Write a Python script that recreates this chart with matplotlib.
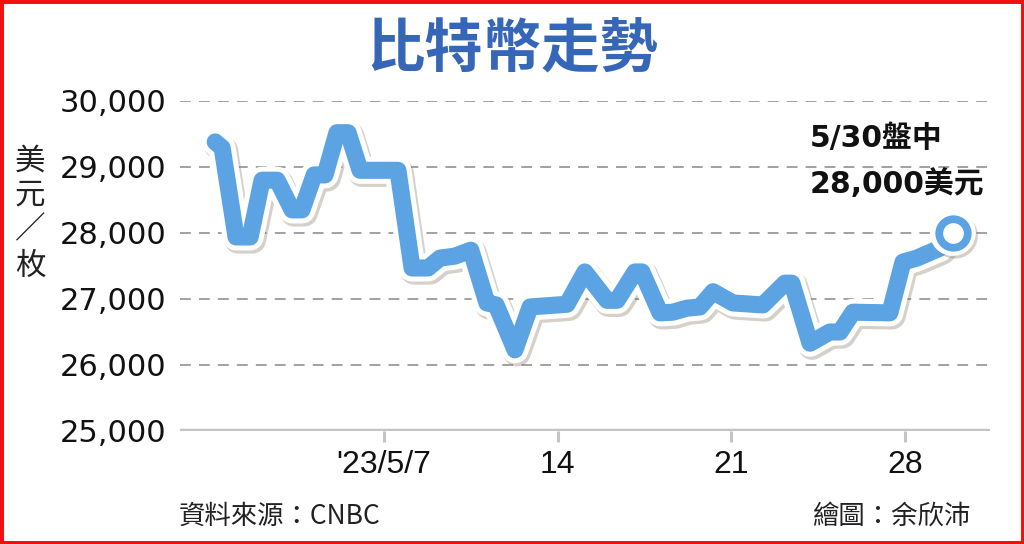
import matplotlib
matplotlib.use("Agg")
import matplotlib.pyplot as plt
import matplotlib.patheffects as pe
from matplotlib.patches import Rectangle

# ---- data (x = day of May 2023, 0 = Apr 30) ----
days = [0.19, 0.47, 1.03, 1.6, 2.08, 2.69, 3.29, 3.69, 4.18, 4.62, 5.1, 5.55,
        6.03, 7.56, 8.13, 8.77, 9.26, 9.86, 10.5, 11.15, 11.52, 12.28, 12.89,
        14.38, 15.1, 15.99, 16.4, 17.12, 17.4, 18.13, 18.65, 19.2, 19.74, 20.27,
        21.07, 22.28, 23.17, 23.45, 24.18, 24.98, 25.39, 25.91, 27.4, 27.93,
        28.49, 29.42, 29.94]
prices = [29380, 29290, 27940, 27940, 28800, 28800, 28350, 28350, 28880, 28880,
          29520, 29520, 28950, 28950, 27470, 27470, 27620, 27650, 27740, 26940,
          26910, 26230, 26880, 26920, 27410, 26980, 26980, 27410, 27410, 26790,
          26800, 26860, 26880, 27110, 26940, 26910, 27240, 27240, 26330, 26500,
          26500, 26800, 26790, 27560, 27620, 27770, 28000]
x_ticks = [7, 14, 21, 28]
x_labels = ["'23/5/7", "14", "21", "28"]
y_ticks = [25000, 26000, 27000, 28000, 29000, 30000]
y_labels = ["25,000", "26,000", "27,000", "28,000", "29,000", "30,000"]
title = "比特幣走勢"
y_title_chars = ["美", "元", "／", "枚"]
annot_lines = ["5/30盤中", "28,000美元"]
source = "資料來源：CNBC"
credit = "繪圖：余欣沛"

CJK = ["Noto Sans CJK TC", "Liberation Sans", "DejaVu Sans"]
LAT = ["Liberation Sans", "Noto Sans CJK TC", "DejaVu Sans"]
WIDE = ["DejaVu Sans", "Noto Sans CJK TC"]
BLUE = "#5ba3e2"
SHADOW = "#8c7b6a"

fig = plt.figure(figsize=(10.24, 5.44), dpi=100)
fig.patch.set_facecolor("white")
W, H = 1024, 544
ax = fig.add_axes([180 / W, 1 - 431 / H, (990 - 180) / W, (431 - 101) / H])
ax.set_xlim(-1.23, 31.44)
ax.set_ylim(25000, 30000)
for s in ax.spines.values():
    s.set_visible(False)
ax.set_facecolor("none")

# gridlines
for yv in y_ticks[1:]:
    ax.axhline(yv, color="#9a9a9a", lw=1.3, dashes=(6, 4.5), zorder=1)
ax.axhline(25000, color="#c4c4c4", lw=3.2, zorder=1, solid_capstyle="butt")

ax.set_yticks(y_ticks)
ax.set_yticklabels(y_labels, family=WIDE, fontsize=22, color="#111111")
ax.set_xticks(x_ticks)
ax.set_xticklabels(x_labels, family=LAT, fontsize=23, color="#111111")
ax.tick_params(axis="y", length=0, pad=10)
ax.tick_params(axis="x", length=8, width=2.2, color="#c4c4c4", pad=6, direction="out")

shadow = pe.SimpleLineShadow(offset=(1.5, -2.0), shadow_color=SHADOW, alpha=0.35, linewidth=20)
ax.plot(days, prices, color=BLUE, lw=12.3, solid_joinstyle="round", solid_capstyle="round",
        zorder=3, clip_on=False,
        path_effects=[shadow, pe.Stroke(linewidth=19.5, foreground="white"), pe.Normal()])

# end marker
ax.plot([days[-1]], [prices[-1]], marker="o", ms=33, mfc="white", mec="white", mew=0,
        zorder=4, clip_on=False,
        path_effects=[pe.SimplePatchShadow(offset=(1.5, -2.0), shadow_rgbFace=SHADOW, alpha=0.35),
                      pe.Normal()])
ax.plot([days[-1]], [prices[-1]], marker="o", ms=20.5, mfc="white", mec=BLUE, mew=5.6,
        zorder=5, clip_on=False)

fig.text(810 / W, 1 - 139 / H, annot_lines[0], family=WIDE, fontsize=21.5, fontweight="bold",
         color="#111111", ha="left", va="center")
fig.text(810 / W, 1 - 184 / H, annot_lines[1], family=WIDE, fontsize=21.5, fontweight="bold",
         color="#111111", ha="left", va="center")

fig.text(512 / W, 1 - 50 / H, title, family=CJK, fontsize=42, fontweight="bold",
         color="#3566b8", ha="center", va="center")

for ch, yy in zip(y_title_chars, [161, 195, 230, 266]):
    fig.text(30 / W, 1 - yy / H, ch, family=CJK, fontsize=22, color="#222222",
             ha="center", va="center")

fig.text(179 / W, 1 - 516 / H, source, family=CJK, fontsize=19, color="#222222",
         ha="left", va="center")
fig.text(970 / W, 1 - 516 / H, credit, family=CJK, fontsize=19, color="#222222",
         ha="right", va="center")

fig.patches.append(Rectangle((0, 0), 1, 1, transform=fig.transFigure, fill=False,
                             edgecolor="#f01010", lw=5, zorder=10))

fig.savefig("out.png", dpi=100, facecolor="white")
——————————
• **WHAT YOU WILL DO**
All of the data above should be quoted exactly, except for the pictures.

• **SOLUTION TO THIS TASK**
Write a Python script that recreates this chart with matplotlib.
import matplotlib
matplotlib.use("Agg")
import matplotlib.pyplot as plt
import matplotlib.patheffects as pe
from matplotlib.patches import Rectangle

# ---- data (x = day of May 2023, 0 = Apr 30) ----
days = [0.19, 0.47, 1.03, 1.6, 2.08, 2.69, 3.29, 3.69, 4.18, 4.62, 5.1, 5.55,
        6.03, 7.56, 8.13, 8.77, 9.26, 9.86, 10.5, 11.15, 11.52, 12.28, 12.89,
        14.38, 15.1, 15.99, 16.4, 17.12, 17.4, 18.13, 18.65, 19.2, 19.74, 20.27,
        21.07, 22.28, 23.17, 23.45, 24.18, 24.98, 25.39, 25.91, 27.4, 27.93,
        28.49, 29.42, 29.94]
prices = [29380, 29290, 27940, 27940, 28800, 28800, 28350, 28350, 28880, 28880,
          29520, 29520, 28950, 28950, 27470, 27470, 27620, 27650, 27740, 26940,
          26910, 26230, 26880, 26920, 27410, 26980, 26980, 27410, 27410, 26790,
          26800, 26860, 26880, 27110, 26940, 26910, 27240, 27240, 26330, 26500,
          26500, 26800, 26790, 27560, 27620, 27770, 28000]
x_ticks = [7, 14, 21, 28]
x_labels = ["'23/5/7", "14", "21", "28"]
y_ticks = [25000, 26000, 27000, 28000, 29000, 30000]
y_labels = ["25,000", "26,000", "27,000", "28,000", "29,000", "30,000"]
title = "比特幣走勢"
y_title_chars = ["美", "元", "／", "枚"]
annot_lines = ["5/30盤中", "28,000美元"]
source = "資料來源：CNBC"
credit = "繪圖：余欣沛"

CJK = ["Noto Sans CJK TC", "Liberation Sans", "DejaVu Sans"]
LAT = ["Liberation Sans", "Noto Sans CJK TC", "DejaVu Sans"]
WIDE = ["DejaVu Sans", "Noto Sans CJK TC"]
BLUE = "#5ba3e2"
SHADOW = "#8c7b6a"

fig = plt.figure(figsize=(10.24, 5.44), dpi=100)
fig.patch.set_facecolor("white")
W, H = 1024, 544
ax = fig.add_axes([180 / W, 1 - 431 / H, (990 - 180) / W, (431 - 101) / H])
ax.set_xlim(-1.23, 31.44)
ax.set_ylim(25000, 30000)
for s in ax.spines.values():
    s.set_visible(False)
ax.set_facecolor("none")

# gridlines
for yv in y_ticks[1:]:
    ax.axhline(yv, color="#9a9a9a", lw=1.3, dashes=(6, 4.5), zorder=1)
ax.axhline(25000, color="#c4c4c4", lw=3.2, zorder=1, solid_capstyle="butt")

ax.set_yticks(y_ticks)
ax.set_yticklabels(y_labels, family=WIDE, fontsize=22, color="#111111")
ax.set_xticks(x_ticks)
ax.set_xticklabels(x_labels, family=LAT, fontsize=23, color="#111111")
ax.tick_params(axis="y", length=0, pad=10)
ax.tick_params(axis="x", length=8, width=2.2, color="#c4c4c4", pad=6, direction="out")

shadow = pe.SimpleLineShadow(offset=(1.5, -2.0), shadow_color=SHADOW, alpha=0.35, linewidth=20)
ax.plot(days, prices, color=BLUE, lw=12.3, solid_joinstyle="round", solid_capstyle="round",
        zorder=3, clip_on=False,
        path_effects=[shadow, pe.Stroke(linewidth=19.5, foreground="white"), pe.Normal()])

# end marker
ax.plot([days[-1]], [prices[-1]], marker="o", ms=33, mfc="white", mec="white", mew=0,
        zorder=4, clip_on=False,
        path_effects=[pe.SimplePatchShadow(offset=(1.5, -2.0), shadow_rgbFace=SHADOW, alpha=0.35),
                      pe.Normal()])
ax.plot([days[-1]], [prices[-1]], marker="o", ms=20.5, mfc="white", mec=BLUE, mew=5.6,
        zorder=5, clip_on=False)

fig.text(810 / W, 1 - 139 / H, annot_lines[0], family=WIDE, fontsize=21.5, fontweight="bold",
         color="#111111", ha="left", va="center")
fig.text(810 / W, 1 - 184 / H, annot_lines[1], family=WIDE, fontsize=21.5, fontweight="bold",
         color="#111111", ha="left", va="center")

fig.text(512 / W, 1 - 50 / H, title, family=CJK, fontsize=42, fontweight="bold",
         color="#3566b8", ha="center", va="center")

for ch, yy in zip(y_title_chars, [161, 195, 230, 266]):
    fig.text(30 / W, 1 - yy / H, ch, family=CJK, fontsize=22, color="#222222",
             ha="center", va="center")

fig.text(179 / W, 1 - 516 / H, source, family=CJK, fontsize=19, color="#222222",
         ha="left", va="center")
fig.text(970 / W, 1 - 516 / H, credit, family=CJK, fontsize=19, color="#222222",
         ha="right", va="center")

fig.patches.append(Rectangle((0, 0), 1, 1, transform=fig.transFigure, fill=False,
                             edgecolor="#f01010", lw=5, zorder=10))

fig.savefig("out.png", dpi=100, facecolor="white")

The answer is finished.